Data Processing Requirements
Consider your data processing needs after scraping:
- If your project requires extensive data analysis or machine learning, Python’s data science ecosystem (NumPy, Pandas, Scikit-learn) gives it a significant advantage.
- For projects that involve building web applications with the scraped data, Ruby on Rails might be a more natural fit if you’re already familiar with the framework.
Team Expertise
Your team’s existing skills and preferences should factor into your decision:
- If your team is more experienced with Ruby, the productivity gains from using a familiar language might outweigh Python’s advantages.
- If your team is new to both languages, Python might be the better choice due to its larger community and more extensive learning resources.
Best Practices for Web Scraping
Regardless of whether you choose Ruby or Python, following these best practices will help ensure your web scraping projects are efficient and ethical:
- Respect robots.txt: Always check and adhere to the website’s robots.txt file, which specifies which parts of the site can be scraped.
- Use appropriate delays: Implement delays between requests to avoid overwhelming the server. This is easily done in both Ruby and Python.
- Identify your scraper: Use a custom User-Agent string to identify your scraper. This is considered good etiquette and can help site owners contact you if there are issues.
- Handle errors gracefully: Implement proper error handling to deal with network issues, changes in website structure, and other potential problems.
- Store data efficiently: Choose appropriate data storage methods based on your project’s needs. Both Ruby and Python offer various options for databases and file storage.
- Keep your code modular: Structure your scraping code in a modular way to make it easier to maintain and adapt to changes in website structures.

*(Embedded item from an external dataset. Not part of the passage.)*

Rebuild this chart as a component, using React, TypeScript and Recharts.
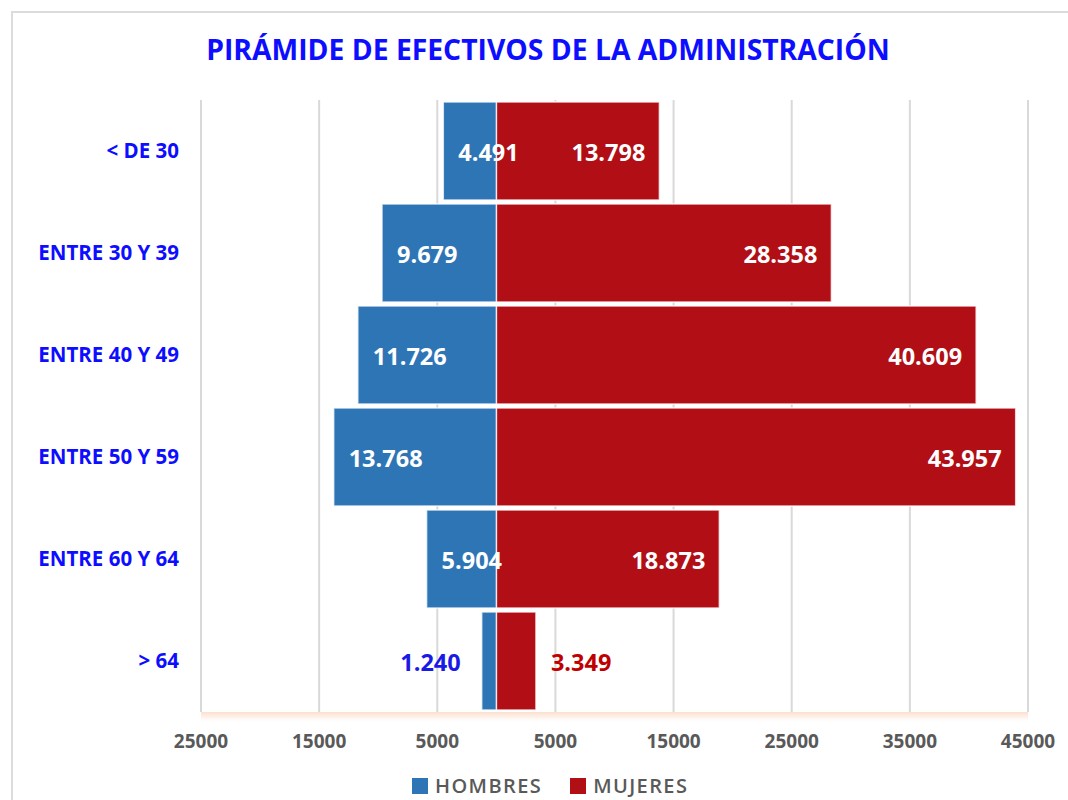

- Stay up-to-date: Regularly update your scraping scripts and libraries to ensure compatibility with changes in websites and to benefit from performance improvements.
Legal and Ethical Considerations
Web scraping, while powerful, comes with legal and ethical considerations that apply regardless of your chosen language:
- Terms of Service: Always review a website’s terms of service before scraping. Some sites explicitly prohibit scraping.
- Copyright: Be aware of copyright laws. Just because data is publicly accessible doesn’t mean you have the right to use it freely.
- Personal Data: If you’re scraping personal data, ensure you comply with relevant data protection regulations like GDPR.
- Fair Use: Consider whether your use of scraped data falls under fair use doctrine.
- Impact on Website: Be mindful of the impact your scraping might have on the website’s performance and bandwidth.
Both Ruby and Python communities emphasize ethical coding practices, and you’ll find resources in both ecosystems to help you navigate these considerations.
Future Trends in Web Scraping
As you consider Ruby vs Python for web scraping, it’s worth looking at future trends that might influence your decision:
- AI and Machine Learning Integration: Python’s strong position in AI and machine learning may give it an edge as these technologies become more integrated with web scraping.
- Cloud-based Scraping: Both languages are adapting to cloud environments, but Python’s popularity in cloud computing might lead to more robust solutions.
- Anti-Scraping Technologies: As websites implement more sophisticated anti-scraping measures, the ability to handle complex scenarios becomes crucial. Both languages will need to evolve to meet these challenges.
- Data Privacy Regulations: Increasing focus on data privacy may lead to the development of specialized libraries to ensure compliance. The larger Python community might have an advantage in quickly developing such tools.
Conclusion
Choosing between Ruby and Python for web scraping depends on various factors, including your project requirements, team expertise, and long-term goals. Both languages have their strengths and can be effective tools for web scraping.
Ruby shines with its elegant syntax, making it excellent for quick scripts and projects where code readability is paramount. Its seamless integration with Ruby on Rails can be a significant advantage for web-centric projects.
Python, on the other hand, offers superior performance, a more extensive ecosystem of scraping libraries, and better integration with data analysis tools. Its larger community and abundance of learning resources make it an attractive choice, especially for beginners or teams new to web scraping.
Ultimately, the best choice depends on your specific needs and circumstances. By understanding the strengths and limitations of each language, you can make an informed decision that will set your web scraping projects up for success.
Remember, regardless of the language you choose, ethical and legal considerations should always guide your web scraping practices. As you embark on your web scraping journey, continue to stay informed about best practices and emerging trends in the field.